GIVEN TASK – Leave out all pictures. Return exactly the lines from the top of the material through the line containing "import plotly.graph_objects as go".

ENTRIES –

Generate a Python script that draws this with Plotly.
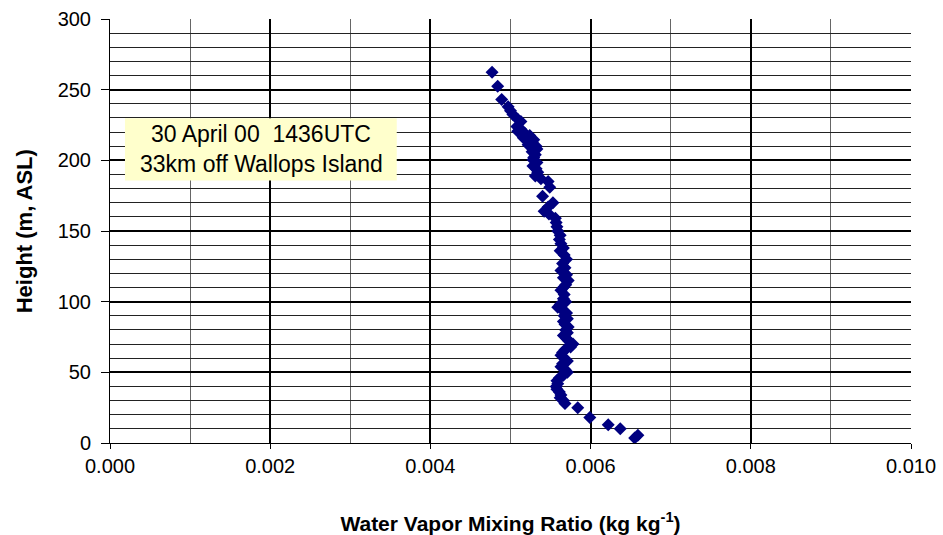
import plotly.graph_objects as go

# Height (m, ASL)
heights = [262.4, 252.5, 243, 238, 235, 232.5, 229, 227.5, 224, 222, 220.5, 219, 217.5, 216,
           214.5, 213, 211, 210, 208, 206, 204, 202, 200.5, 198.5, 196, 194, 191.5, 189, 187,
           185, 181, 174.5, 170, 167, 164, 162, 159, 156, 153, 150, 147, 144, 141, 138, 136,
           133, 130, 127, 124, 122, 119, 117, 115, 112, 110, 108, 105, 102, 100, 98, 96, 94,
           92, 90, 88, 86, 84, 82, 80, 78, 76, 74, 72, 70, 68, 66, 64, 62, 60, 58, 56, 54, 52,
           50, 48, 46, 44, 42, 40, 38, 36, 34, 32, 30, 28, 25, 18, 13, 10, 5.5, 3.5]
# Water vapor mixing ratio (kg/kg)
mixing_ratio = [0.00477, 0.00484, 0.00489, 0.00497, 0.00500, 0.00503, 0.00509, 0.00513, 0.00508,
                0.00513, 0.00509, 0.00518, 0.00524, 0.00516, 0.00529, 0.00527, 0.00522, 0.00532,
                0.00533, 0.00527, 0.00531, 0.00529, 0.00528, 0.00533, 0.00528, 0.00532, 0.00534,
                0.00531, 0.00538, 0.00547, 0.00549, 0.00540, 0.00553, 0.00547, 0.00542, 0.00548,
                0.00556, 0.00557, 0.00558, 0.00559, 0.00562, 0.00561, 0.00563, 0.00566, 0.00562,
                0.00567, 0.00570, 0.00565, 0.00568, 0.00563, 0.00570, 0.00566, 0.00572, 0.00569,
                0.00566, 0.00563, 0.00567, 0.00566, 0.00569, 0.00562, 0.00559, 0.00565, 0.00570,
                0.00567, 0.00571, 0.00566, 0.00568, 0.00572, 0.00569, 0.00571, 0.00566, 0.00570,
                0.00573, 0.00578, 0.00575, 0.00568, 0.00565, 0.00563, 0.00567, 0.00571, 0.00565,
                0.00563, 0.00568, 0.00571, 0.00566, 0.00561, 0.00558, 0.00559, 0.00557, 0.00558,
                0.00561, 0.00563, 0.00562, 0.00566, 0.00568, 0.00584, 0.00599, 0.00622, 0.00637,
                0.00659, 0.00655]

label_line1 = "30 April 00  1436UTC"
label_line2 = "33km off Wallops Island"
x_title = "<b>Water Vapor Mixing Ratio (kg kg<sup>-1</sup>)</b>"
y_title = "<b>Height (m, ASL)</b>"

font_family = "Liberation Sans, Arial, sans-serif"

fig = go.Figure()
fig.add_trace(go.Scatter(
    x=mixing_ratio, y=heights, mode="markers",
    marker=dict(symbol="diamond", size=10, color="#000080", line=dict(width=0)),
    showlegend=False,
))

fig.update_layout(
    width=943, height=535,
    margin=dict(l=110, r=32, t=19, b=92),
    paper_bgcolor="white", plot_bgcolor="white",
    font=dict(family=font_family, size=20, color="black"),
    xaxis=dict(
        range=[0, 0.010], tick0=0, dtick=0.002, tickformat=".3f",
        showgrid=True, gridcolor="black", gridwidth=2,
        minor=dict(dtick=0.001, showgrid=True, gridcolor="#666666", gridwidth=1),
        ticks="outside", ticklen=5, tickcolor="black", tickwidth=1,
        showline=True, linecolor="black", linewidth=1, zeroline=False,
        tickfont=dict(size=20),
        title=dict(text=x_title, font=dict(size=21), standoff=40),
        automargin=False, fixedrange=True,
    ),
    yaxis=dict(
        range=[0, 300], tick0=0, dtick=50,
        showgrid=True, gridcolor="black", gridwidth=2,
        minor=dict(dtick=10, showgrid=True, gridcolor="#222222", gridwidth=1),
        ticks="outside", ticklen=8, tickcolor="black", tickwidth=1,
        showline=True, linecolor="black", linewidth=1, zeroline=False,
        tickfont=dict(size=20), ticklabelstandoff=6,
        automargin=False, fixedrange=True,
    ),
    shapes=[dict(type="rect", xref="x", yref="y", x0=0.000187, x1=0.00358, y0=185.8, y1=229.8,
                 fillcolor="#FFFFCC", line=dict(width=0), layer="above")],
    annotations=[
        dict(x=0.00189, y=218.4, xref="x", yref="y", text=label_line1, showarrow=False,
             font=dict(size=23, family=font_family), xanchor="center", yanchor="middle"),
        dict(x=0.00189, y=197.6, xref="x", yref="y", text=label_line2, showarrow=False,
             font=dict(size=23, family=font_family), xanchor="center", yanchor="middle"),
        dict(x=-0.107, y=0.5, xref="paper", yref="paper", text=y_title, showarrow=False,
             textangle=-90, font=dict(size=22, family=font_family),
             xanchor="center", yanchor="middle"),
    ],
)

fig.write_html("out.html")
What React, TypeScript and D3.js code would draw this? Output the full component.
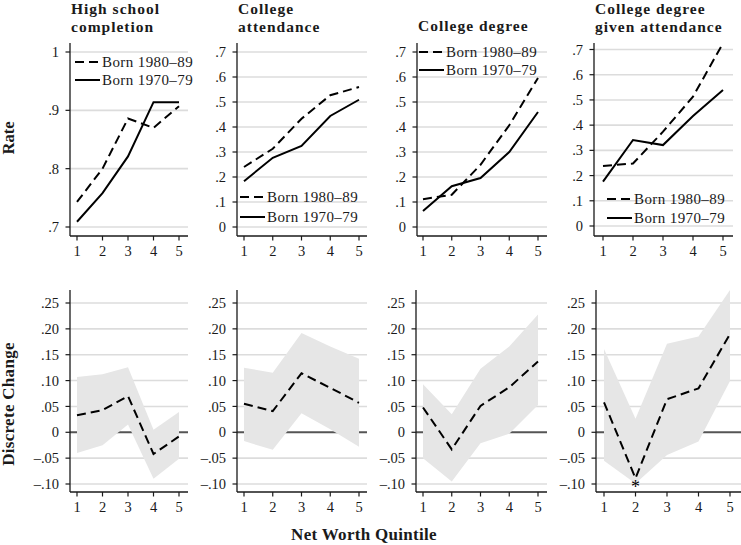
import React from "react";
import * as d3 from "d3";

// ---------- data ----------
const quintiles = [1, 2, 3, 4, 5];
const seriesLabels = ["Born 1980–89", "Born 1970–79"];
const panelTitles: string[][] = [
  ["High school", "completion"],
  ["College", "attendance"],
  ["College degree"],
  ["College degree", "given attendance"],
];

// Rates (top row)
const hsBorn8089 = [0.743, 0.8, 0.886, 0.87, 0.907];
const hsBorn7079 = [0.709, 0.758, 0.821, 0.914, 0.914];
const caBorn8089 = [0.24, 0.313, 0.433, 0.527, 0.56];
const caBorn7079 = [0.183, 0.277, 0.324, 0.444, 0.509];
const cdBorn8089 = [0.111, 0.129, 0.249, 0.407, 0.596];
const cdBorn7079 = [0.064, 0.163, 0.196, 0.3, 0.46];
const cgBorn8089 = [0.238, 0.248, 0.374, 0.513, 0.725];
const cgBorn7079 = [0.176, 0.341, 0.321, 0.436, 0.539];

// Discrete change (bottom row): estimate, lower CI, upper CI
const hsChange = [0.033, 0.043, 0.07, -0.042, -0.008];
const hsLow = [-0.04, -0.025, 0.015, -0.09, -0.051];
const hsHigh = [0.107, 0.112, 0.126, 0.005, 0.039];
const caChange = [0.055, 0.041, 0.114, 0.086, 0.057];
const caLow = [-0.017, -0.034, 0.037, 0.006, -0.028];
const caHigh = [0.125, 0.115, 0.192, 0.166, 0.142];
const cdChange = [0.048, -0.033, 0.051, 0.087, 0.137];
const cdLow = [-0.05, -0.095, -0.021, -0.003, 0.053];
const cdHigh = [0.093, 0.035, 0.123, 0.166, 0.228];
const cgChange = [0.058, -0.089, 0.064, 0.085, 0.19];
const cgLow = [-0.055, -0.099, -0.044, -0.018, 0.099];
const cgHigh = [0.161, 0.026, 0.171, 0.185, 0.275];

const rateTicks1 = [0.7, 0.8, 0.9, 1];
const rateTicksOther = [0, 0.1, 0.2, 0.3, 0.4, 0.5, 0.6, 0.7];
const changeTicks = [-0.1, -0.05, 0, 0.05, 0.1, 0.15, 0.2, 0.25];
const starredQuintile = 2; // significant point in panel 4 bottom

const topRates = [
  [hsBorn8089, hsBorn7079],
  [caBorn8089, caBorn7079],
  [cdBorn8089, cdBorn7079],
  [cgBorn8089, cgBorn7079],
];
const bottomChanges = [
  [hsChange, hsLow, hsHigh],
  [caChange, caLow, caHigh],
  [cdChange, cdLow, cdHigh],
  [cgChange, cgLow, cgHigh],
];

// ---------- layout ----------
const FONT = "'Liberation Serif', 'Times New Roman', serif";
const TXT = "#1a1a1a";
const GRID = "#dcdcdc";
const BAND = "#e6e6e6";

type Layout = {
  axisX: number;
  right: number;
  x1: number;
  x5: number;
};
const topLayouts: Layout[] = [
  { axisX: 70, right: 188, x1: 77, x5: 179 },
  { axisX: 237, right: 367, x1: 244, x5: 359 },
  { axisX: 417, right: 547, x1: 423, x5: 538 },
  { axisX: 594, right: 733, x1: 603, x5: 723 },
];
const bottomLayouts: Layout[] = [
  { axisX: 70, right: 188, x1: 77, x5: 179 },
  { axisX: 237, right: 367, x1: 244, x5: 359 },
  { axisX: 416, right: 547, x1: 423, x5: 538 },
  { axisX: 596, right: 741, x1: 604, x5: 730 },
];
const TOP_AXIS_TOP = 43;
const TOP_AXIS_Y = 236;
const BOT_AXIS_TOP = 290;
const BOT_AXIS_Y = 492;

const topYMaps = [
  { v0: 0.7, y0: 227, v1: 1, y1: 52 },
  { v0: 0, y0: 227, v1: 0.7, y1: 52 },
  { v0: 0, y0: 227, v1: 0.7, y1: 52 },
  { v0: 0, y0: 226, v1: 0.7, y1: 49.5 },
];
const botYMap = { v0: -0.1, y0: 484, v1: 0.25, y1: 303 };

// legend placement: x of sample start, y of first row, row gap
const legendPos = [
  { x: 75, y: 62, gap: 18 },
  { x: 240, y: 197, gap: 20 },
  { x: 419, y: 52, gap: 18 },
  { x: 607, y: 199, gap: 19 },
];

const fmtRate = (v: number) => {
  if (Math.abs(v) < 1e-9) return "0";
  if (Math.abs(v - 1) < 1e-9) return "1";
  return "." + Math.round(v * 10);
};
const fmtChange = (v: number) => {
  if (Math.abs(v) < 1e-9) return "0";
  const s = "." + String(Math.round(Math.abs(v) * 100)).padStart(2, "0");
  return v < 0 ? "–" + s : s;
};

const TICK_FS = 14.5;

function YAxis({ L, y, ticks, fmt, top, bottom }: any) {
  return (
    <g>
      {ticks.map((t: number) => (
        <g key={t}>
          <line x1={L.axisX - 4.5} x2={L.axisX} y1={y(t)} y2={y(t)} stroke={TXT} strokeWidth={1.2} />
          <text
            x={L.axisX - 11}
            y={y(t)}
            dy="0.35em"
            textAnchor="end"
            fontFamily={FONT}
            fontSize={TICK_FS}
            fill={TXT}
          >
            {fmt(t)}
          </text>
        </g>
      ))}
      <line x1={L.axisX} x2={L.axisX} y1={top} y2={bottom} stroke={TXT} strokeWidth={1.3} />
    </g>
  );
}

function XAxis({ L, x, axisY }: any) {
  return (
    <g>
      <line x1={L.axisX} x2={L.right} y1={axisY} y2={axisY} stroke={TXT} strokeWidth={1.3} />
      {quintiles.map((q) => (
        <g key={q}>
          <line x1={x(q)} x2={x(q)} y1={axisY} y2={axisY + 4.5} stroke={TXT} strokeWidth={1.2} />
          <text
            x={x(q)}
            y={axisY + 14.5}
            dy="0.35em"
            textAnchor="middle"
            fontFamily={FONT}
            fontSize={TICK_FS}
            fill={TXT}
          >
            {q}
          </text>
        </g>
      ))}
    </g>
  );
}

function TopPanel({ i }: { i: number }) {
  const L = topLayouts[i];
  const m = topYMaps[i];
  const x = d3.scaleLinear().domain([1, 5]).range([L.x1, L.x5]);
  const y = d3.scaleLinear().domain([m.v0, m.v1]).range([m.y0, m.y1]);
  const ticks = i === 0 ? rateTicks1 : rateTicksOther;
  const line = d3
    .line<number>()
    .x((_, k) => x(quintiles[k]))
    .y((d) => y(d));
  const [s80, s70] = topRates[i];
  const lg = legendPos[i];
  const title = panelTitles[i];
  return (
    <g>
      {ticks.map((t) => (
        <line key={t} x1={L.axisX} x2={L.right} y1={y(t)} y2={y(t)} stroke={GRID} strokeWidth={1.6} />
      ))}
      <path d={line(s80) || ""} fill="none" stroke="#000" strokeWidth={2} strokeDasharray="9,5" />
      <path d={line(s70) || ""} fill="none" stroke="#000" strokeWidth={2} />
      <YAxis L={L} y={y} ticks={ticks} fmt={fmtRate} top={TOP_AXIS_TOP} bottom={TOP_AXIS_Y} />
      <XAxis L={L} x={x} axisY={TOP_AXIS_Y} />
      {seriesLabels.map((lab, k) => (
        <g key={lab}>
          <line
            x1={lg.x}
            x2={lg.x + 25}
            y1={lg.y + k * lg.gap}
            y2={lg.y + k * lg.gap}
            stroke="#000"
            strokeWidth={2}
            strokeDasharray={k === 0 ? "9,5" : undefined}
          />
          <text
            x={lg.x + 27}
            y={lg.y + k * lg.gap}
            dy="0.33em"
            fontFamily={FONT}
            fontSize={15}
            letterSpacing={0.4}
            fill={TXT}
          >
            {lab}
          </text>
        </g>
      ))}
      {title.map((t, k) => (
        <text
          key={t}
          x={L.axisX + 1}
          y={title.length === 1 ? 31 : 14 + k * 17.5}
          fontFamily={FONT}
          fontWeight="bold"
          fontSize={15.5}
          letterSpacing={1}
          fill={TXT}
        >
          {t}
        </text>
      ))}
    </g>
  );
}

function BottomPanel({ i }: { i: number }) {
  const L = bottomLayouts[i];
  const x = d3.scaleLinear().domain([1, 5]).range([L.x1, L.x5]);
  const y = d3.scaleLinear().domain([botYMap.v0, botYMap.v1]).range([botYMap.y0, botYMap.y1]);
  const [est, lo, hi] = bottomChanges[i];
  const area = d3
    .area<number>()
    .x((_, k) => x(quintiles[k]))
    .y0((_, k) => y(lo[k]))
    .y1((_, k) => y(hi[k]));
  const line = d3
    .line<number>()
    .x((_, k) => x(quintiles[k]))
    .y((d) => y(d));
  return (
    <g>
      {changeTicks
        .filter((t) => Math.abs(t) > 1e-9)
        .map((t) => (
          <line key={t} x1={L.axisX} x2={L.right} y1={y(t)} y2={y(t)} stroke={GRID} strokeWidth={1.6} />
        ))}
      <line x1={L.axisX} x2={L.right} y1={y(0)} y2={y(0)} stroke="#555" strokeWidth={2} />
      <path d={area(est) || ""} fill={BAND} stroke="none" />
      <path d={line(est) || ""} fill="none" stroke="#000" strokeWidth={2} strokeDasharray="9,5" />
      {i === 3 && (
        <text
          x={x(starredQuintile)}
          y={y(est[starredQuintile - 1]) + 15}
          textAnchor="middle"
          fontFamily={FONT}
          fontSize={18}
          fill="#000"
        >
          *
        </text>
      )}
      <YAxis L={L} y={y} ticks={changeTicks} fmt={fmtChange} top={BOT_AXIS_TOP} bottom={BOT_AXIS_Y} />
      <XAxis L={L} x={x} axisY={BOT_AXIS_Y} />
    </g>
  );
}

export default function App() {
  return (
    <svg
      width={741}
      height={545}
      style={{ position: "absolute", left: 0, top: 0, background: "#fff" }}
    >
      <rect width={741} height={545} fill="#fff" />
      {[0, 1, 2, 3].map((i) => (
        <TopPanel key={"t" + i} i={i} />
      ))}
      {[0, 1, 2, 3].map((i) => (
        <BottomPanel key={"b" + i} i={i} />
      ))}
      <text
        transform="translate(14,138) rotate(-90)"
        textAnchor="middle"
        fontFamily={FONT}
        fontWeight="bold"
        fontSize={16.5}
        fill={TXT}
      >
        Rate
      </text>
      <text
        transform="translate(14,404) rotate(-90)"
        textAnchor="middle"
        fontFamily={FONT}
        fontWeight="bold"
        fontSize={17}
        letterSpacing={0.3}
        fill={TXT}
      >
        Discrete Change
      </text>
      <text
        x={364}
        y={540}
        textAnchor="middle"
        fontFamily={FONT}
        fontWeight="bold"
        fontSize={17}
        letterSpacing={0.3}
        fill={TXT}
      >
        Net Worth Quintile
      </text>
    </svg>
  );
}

THE ANSWER –
Generate a Python script that draws this with Plotly.
import plotly.graph_objects as go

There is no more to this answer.